Another great tool to work on your PCAT last minute studies is through the use of flash cards. Flash cards use the process of active recall: you answer when you are asked a question. The concept behind Flash cards is as simple as it can get. Wikipedia defines Flash cards as “A flashcard or flash card is a set of cards bearing information, as words or numbers, on either or both sides, used in classroom drills or in private study. One writes a question on a card and an answer overleaf.” We suggest you make these flash cards when you are studying during the prep phase so that you can use them at the last minute PCAT preparation stage. Then you can employ the spaced repetition process, which is reviewing information at increasing intervals, to revise your study material. You can create your customized flash cards, according to your priorities. It could be formulae, or any other concept that can be fitted into a question and answer format. The other option is to create online flash cards. The benefit of using flash cards is that you can decide which ones you need to revise at any given time. You don’t have to plod through the entire book to locate one answer that you need at the moment.It saves time and makes visual recall so much easier when you need it most.

THE METHOD OF LOCI

Another great way to memorize things when you are running short of time is the method of loci. It uses mental imagination to encode and retrieve a list of words from your memory in serial order.

In simpler terms, the method of loci uses visuals to recollect a series of words. Suppose you need to memorize how cells make proteins. Now imagine your room and start placing the words at specific areas in your room or associate things in your room with those words,. For example, the bed is where transcription occurs. Then on the computer RNA processing takes place, and then at the printer the translation happens. So when you have to remember how a cell makes proteins, mentally walk through your room. You get off the bed, feed something on to the laptop and then get a printout. So you know that the processes that a cell uses to produce proteins are RNA transcription, RNA processing and translation, in the correct order.

The principle behind this is that our unconscious acts as a repository from our past. By associating what you learn now to events or places, you can improve your short and long term memory and spend no time trying to remember anything on the day of your PCAT.

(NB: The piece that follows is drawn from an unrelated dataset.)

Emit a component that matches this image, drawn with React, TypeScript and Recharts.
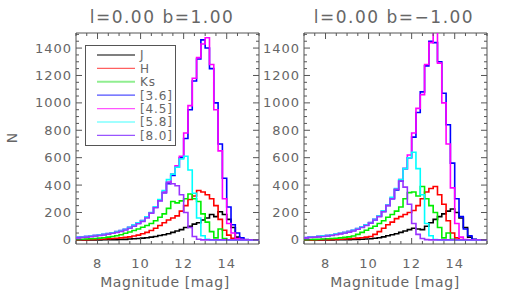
import React from 'react';
import { ComposedChart, Line, XAxis, YAxis, ReferenceArea } from 'recharts';

// bin starts (mag)
const mags = [7.0,7.2,7.4,7.6,7.8,8.0,8.2,8.4,8.6,8.8,9.0,9.2,9.4,9.6,9.8,10.0,10.2,10.4,10.6,10.8,11.0,11.2,11.4,11.6,11.8,12.0,12.2,12.4,12.6,12.8,13.0,13.2,13.4,13.6,13.8,14.0,14.2,14.4,14.6,14.8,15.0,15.2,15.4,15.6];

const seriesNames = ['J', 'H', 'Ks', '[3.6]', '[4.5]', '[5.8]', '[8.0]'];
const seriesKeys = ['J', 'H', 'Ks', 'm36', 'm45', 'm58', 'm80'];
const seriesColors = ['#000000', '#ff0000', '#00ee00', '#0000ff', '#ff00ff', '#00ffff', '#9933ff'];
const legendColors = ['#555555', '#ff6060', '#90ee90', '#5050ff', '#ff55ff', '#80ffff', '#9955ff'];

// panel 1: l=0.00 b=1.00
const J1 = [0,0,0,0,0,0,1,1,1,2, 3,4,6,8,10,13,16,20,25,32, 38,45,55,65,75,90,100,115,125,145, 160,185,170,205,185,150,90,20,3,0, 0,0,0,0];
const H1 = [0,1,2,3,4,5,6,8,10,12, 15,18,22,28,35,45,55,68,85,105, 125,145,160,175,210,250,295,320,360,350, 330,300,250,150,70,35,12,3,0,0, 0,0,0,0];
const Ks1 = [3,5,6,8,10,13,16,20,25,30, 38,48,58,68,80,92,105,120,140,165, 190,230,280,270,285,300,335,300,280,190, 130,60,15,80,10,0,0,0,0,0, 0,0,0,0];
const M36_1 = [18,20,24,27,31,35,39,45,51,58, 66,76,90,105,122,140,165,198,238,288, 345,410,470,530,600,740,950,1160,1320,1460, 1400,1250,1000,700,450,240,110,50,15,3, 0,0,0,0];
const M45_1 = [18,21,25,28,32,36,40,46,52,60, 68,78,92,106,124,142,166,198,240,290, 350,420,480,540,610,780,980,1180,1330,1430, 1475,1280,950,650,300,120,50,10,2,0, 0,0,0,0];
const M58_1 = [18,21,25,28,32,36,40,46,52,60, 68,78,92,108,125,142,168,200,242,295, 360,440,480,530,590,610,510,340,160,30, 5,0,0,0,0,0,0,0,0,0, 0,0,0,0];
const M80_1 = [15,18,20,24,28,32,36,42,48,55, 62,72,85,100,118,135,160,195,235,285, 345,420,410,395,330,200,90,25,5,0, 0,0,0,0,0,0,0,0,0,0, 0,0,0,0];

// panel 2: l=0.00 b=-1.00
const J2 = [0,0,0,0,0,0,0,1,1,1, 2,3,4,5,6,8,12,16,22,30, 37,45,55,65,75,85,80,75,100,125, 150,170,190,210,225,200,160,90,20,3, 0,0,0,0];
const H2 = [0,0,1,1,2,2,3,4,5,6, 8,10,13,16,20,25,40,60,85,110, 130,155,170,185,200,215,250,300,350,375, 390,330,260,140,50,15,3,0,0,0, 0,0,0,0];
const Ks2 = [2,3,4,5,6,8,10,12,15,18, 22,28,40,55,70,85,100,120,140,165, 185,210,240,300,345,350,320,390,300,250, 200,90,15,50,5,0,0,0,0,0, 0,0,0,0];
const M36_2 = [16,19,22,25,28,31,35,41,47,53, 60,68,80,93,108,125,148,173,208,252, 300,365,430,520,600,750,930,1080,1270,1450, 1440,1300,1070,840,560,300,170,80,30,5, 0,0,0,0];
const M45_2 = [17,20,23,26,29,32,36,42,48,54, 61,70,82,95,110,127,150,176,212,255, 305,370,440,520,620,780,960,1060,1280,1440, 1560,1290,1000,700,380,120,20,3,0,0, 0,0,0,0];
const M58_2 = [17,20,23,26,29,32,36,42,48,54, 61,70,82,95,110,127,150,176,212,255, 310,375,440,520,600,640,520,330,120,30, 3,0,0,0,0,0,0,0,0,0, 0,0,0,0];
const M80_2 = [15,18,20,22,25,28,32,38,44,50, 57,65,78,90,105,122,145,170,205,250, 300,370,430,385,260,120,40,10,2,0, 0,0,0,0,0,0,0,0,0,0, 0,0,0,0];

const xMajorTicks = [8, 10, 12, 14];
const xAllTicks = [7, 7.5, 8, 8.5, 9, 9.5, 10, 10.5, 11, 11.5, 12, 12.5, 13, 13.5, 14, 14.5, 15, 15.5];
const yMajorTicks = [0, 200, 400, 600, 800, 1000, 1200, 1400];
const yAllTicks = [0,50,100,150,200,250,300,350,400,450,500,550,600,650,700,750,800,850,900,950,1000,1050,1100,1150,1200,1250,1300,1350,1400,1450,1500];

const titles = ['l=0.00 b=1.00', 'l=0.00 b=\u22121.00'];
const xLabel = 'Magnitude [mag]';
const yLabel = 'N';

const AX = '#555555';
const TXT = '#666666';
const FONT = 'DejaVu Sans';
const PT = 33, PB = 244, PL = 76, PR = 259;
const CW = 260, CH = 295;

function buildRows(arrs: number[][]) {
  return mags.map((m, i) => {
    const r: any = { m };
    seriesKeys.forEach((k, j) => { r[k] = arrs[j][i]; });
    return r;
  });
}

const rows1 = buildRows([J1, H1, Ks1, M36_1, M45_1, M58_1, M80_1]);
const rows2 = buildRows([J2, H2, Ks2, M36_2, M45_2, M58_2, M80_2]);

function XTick(p: any) {
  const x = p.x;
  const v = p.payload.value;
  const major = xMajorTicks.includes(v);
  const len = major ? 6 : 3;
  return (
    <g>
      <line x1={x} x2={x} y1={PB} y2={PB - len} stroke={AX} strokeWidth={1} />
      <line x1={x} x2={x} y1={PT} y2={PT + len} stroke={AX} strokeWidth={1} />
      {major && (
        <text x={x} y={PB + 24} textAnchor="middle" fill={TXT} fontSize={13} fontFamily={FONT} style={{ letterSpacing: '1px' }}>
          {v}
        </text>
      )}
    </g>
  );
}

function YTick(p: any) {
  const y = p.y;
  const v = p.payload.value;
  const major = yMajorTicks.includes(v);
  const len = major ? 6 : 3;
  return (
    <g>
      <line x1={PL} x2={PL + len} y1={y} y2={y} stroke={AX} strokeWidth={1} />
      <line x1={PR} x2={PR - len} y1={y} y2={y} stroke={AX} strokeWidth={1} />
      {major && (
        <text x={PL - 4} y={y + 4.5} textAnchor="end" fill={TXT} fontSize={13} fontFamily={FONT} style={{ letterSpacing: '1px' }}>
          {v}
        </text>
      )}
    </g>
  );
}

function Panel({ rows, left }: { rows: any[]; left: number }) {
  return (
    <div style={{ position: 'absolute', left, top: 0, width: CW, height: CH }}>
      <ComposedChart width={CW} height={CH} data={rows} margin={{ top: PT, right: CW - PR, bottom: CH - PB - 30, left: 0 }}>
        <XAxis dataKey="m" type="number" domain={[7, 15.5]} allowDataOverflow ticks={xAllTicks} interval={0}
          tickLine={false} axisLine={false} height={30} tick={(p: any) => <XTick {...p} />} />
        <YAxis type="number" domain={[-30, 1510]} allowDataOverflow ticks={yAllTicks} interval={0}
          tickLine={false} axisLine={false} width={PL} tick={(p: any) => <YTick {...p} />} />
        <ReferenceArea x1={7} x2={15.5} y1={-30} y2={1510} fill="none" stroke={AX} strokeWidth={1} ifOverflow="visible" />
        {seriesKeys.map((k, i) => (
          <Line key={k} dataKey={k} name={seriesNames[i]} type="stepAfter" stroke={seriesColors[i]} strokeWidth={1.6}
            dot={false} activeDot={false} isAnimationActive={false} />
        ))}
      </ComposedChart>
    </div>
  );
}

export default function App() {
  return (
    <div style={{ position: 'absolute', left: 0, top: 0, width: 507, height: 295, background: '#fff', overflow: 'hidden' }}>
      <Panel rows={rows1} left={0} />
      <Panel rows={rows2} left={228} />
      <svg width={507} height={295} style={{ position: 'absolute', left: 0, top: 0, pointerEvents: 'none' }}>
        <text x={162} y={22.5} textAnchor="middle" fill={TXT} fontSize={17} fontFamily={FONT} style={{ letterSpacing: '1.5px' }}>{titles[0]}</text>
        <text x={394} y={22.5} textAnchor="middle" fill={TXT} fontSize={17} fontFamily={FONT} style={{ letterSpacing: '1.5px' }}>{titles[1]}</text>
        <text x={165} y={286.5} textAnchor="middle" fill={TXT} fontSize={14} fontFamily={FONT} style={{ letterSpacing: '0.6px' }}>{xLabel}</text>
        <text x={395} y={286.5} textAnchor="middle" fill={TXT} fontSize={14} fontFamily={FONT} style={{ letterSpacing: '0.6px' }}>{xLabel}</text>
        <text x={17} y={138} textAnchor="middle" fill={TXT} fontSize={14} fontFamily={FONT} transform="rotate(-90 17 138)">{yLabel}</text>
        <rect x={85.5} y={45.5} width={90} height={100} fill="#fff" stroke={AX} strokeWidth={1} />
        {seriesNames.map((n, i) => {
          const y = 55 + i * 13.4;
          return (
            <g key={n}>
              <line x1={97} x2={135} y1={y} y2={y} stroke={legendColors[i]} strokeWidth={i === 2 ? 2 : 1.3} />
              <text x={140} y={y + 4.3} fill={TXT} fontSize={12} fontFamily={FONT} style={{ letterSpacing: '0.9px' }}>{n}</text>
            </g>
          );
        })}
      </svg>
    </div>
  );
}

THE BLACK-RED-GREEN METHOD

The Black-Red-Green method helps the student to ensure that the question posed has been dealt with comprehensively after taking every aspect into the consideration.The student underlines relevant parts of the question using three distinct colors (or some equivalent). Black represents ‘Blatant instructions’, i.e. something that definitely must be done; an indubitable or obvious instruction. Red is a Reference Point or Required input of some kind, usually concerns theory, definitions, cited authors terms, etc. (either unequivocally referred to or strongly suggested). Green denotes Gremlins, which are understated signals one might easily miss, or a ‘Green Light’ that gives a cue on how to proceed, or where to place the emphasis in answers.

Too many students tend to miss one or more of these parts of a question, and end up marking a wrong answer because they missed or did not understand the question correctly. Do not fall into the trap. The PCAT is used as a filter to mercilessly weed out those candidates that may not be right for Pharmacy colleges.

Everything said, keep in mind some of the age-old advice given to test takers. There is no way studying last minute is going to get you over the line in PCAT. The last minute passes like a greased lightening. Yet, revise you must, and employ any tools or strategies to prepare, but on the day before the test don’t sweat it. Go for a swim, sleep, read or watch a movie. Avoid alcohol by all means and turn up for the test with the killer confidence of a student who knows he is going to ace the test.